Başkan ile hoca arasında, hoca ile futbolcular arasında program yok
Verdiğimiz mücadeleyi taraftarların bildiğini biliyorum. Ne kadar araştırmacı olduklarını biliyorum. Sadece tribünde değil pek çok yerde bize omuz veriyorlar. Her taraftan sırf Fenerbahçe zarar görsün diye yapılanları görüyoruz. Her geçen gün bir başka isim hedef haline getiriliyor. Başkan ile hoca arasında problem var, hoca ile futbolcular arasında problem var deniyor. Biz her şeyin farkındayız, tüm takım olarak tek vücut olarak bu açıklamayı yapmaya mecbur eden zihniyetle mücadele etmek için hırsla dolmuş durumdayız. Bu haftadan itibaren sezonun kalan kısmında omuz omuza tüm maçlarımızı kazanmak için mücadele edeceğiz. Samandıra'ya gittik, toplantı yaptık. Hepsinin gözünde ışığı gördük. Sahada verdikleri mücadelenin hakemler sebebiyle hakkını alamadıklarında inançları zayıflar sanıyordum, ne kadar hırslandıklarını gördüm. Ankaragücü maçından sonra takımdaki ateş artmış durumda. Nasıl yanıldıklarını bu haftadan itibaren gösterecekler. Lig bu haftadan itibaren adil yönetilirse Fenerbahçe şampiyonluğun en büyük favorilerinden biridir. Camiamızdan bazı isimlerin nasıl sustuklarını, hatta bazılarının nasıl destek olduklarını görüyoruz. Biz yolcuyuz, taraftar hancı.
Soru-cevap
Sportif direktörlük devam edecek. bu müesseye inancımız tam. Bunun yeri burası değil, daha sonra bunlara cevap vereceğim.

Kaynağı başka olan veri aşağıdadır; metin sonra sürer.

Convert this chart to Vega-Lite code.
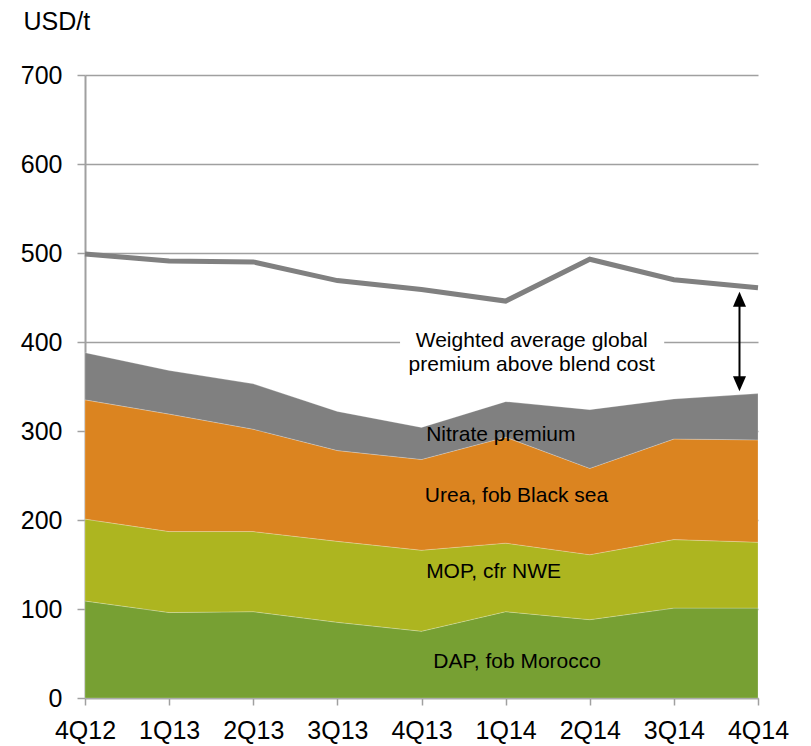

(Başkanların TV programında buluşması) Biz TV programında karşılaşmak için hazırız. Sayın Cengiz de hazır olduğunu söylüyor. Medya kuruluşları planlasın, bize gelin, biz hazırız. Lütfen bunu yapın.
Kulüpler Birliği'nde neler konuşuluyor? Genel baktığınızda 1,5 sezon sonra olacak ihaleyi nasıl artırabiliriz, korsana nasıl engel olabiliriz, bahis konuları, altyapı, yabancı konusu üzerine kafa yormuyoruz. Spor Bakanlığı bir program düzenledi. Biz sunum yaptık, sadece Fenerbahçe hazırladı. Yeni başkanımız var, çok iyi niyetli. Bundan sonra nasıl iş çıkarırız, bilmiyorum. Kulüplerin konsensus sağlayacağı konular var. Bazı konularda ortaklık olmuyor, o zaman TFF'ye iş düşüyor. İleriyi konuşmalıyız.
(Rıdvan Dilmen'in 'Hazine ve Maliye Bakanı Berat Albayrak, Fenerbahçe'ye yardım etti' sözleriyle ilgili) isteği bizim gibi kulüpler ister istemez devletle çok işi olan kulüplerdir. Bizim vergi borcunun taksitlendirmesiyle ilgili bir konuydu. O kağıdı almamız gerekiyordu, o kağıdı aldık.
Ben nasıl belli özgürlüklere sahip değilsem, devleti yöneten kişiler de belli özgürlüklere sahip değildir. Nasıl Sayın Cumhurbaşkanı sadece uluslararası maçlara gidiyor. Bunun gibi.
Efsane Müjdat Yetkiner'in o attığı mesajlar... Allah kimseyi o duruma düşürmesin. Camiamızın şu günlerde bilhassa iletişim konusunda desteğe ihtiyacı var. Bunlar tesadüfen söylenen şeyler değil. Her türlü desteğe ihtiyacımız var, destek olmayacaklara da köstek olmayın diyorum.
VAR sistemi şu anki haliyle fayda sağlamıyor. VAR kayıtlarının açıklanması fayda sağlayabilir.
Fenerbahçe'nin buradaki duruşu değişmez. Düne kadar etle tırnak gibi olan insanlar bugün FETÖ ile hiç işi yokmuş gibi davranıyor.
Türkiye Bankalar Birliği ile kapı kapanmadı. Bizim öyle bir lüksümüz yok. Muhtaç olan biziz. Destek olmadan buraya kadar nasıl geldik, bilmiyoruz. UEFA'ya taahhüt verdik, anlaşma yapmamız lazım.
Sadece canı yanandan bahsediyoruz ama hakem hatalarından faydalanan kulüpler de var. Son dönem maçları seyredin, görmek çok zor değil. Keşke bu işin seceresini tutan spor adamları olsa. Bütünsel bir bakış açısıyla yaklaşılsa. Cuma günü kimle maç oynuyor bir bakın.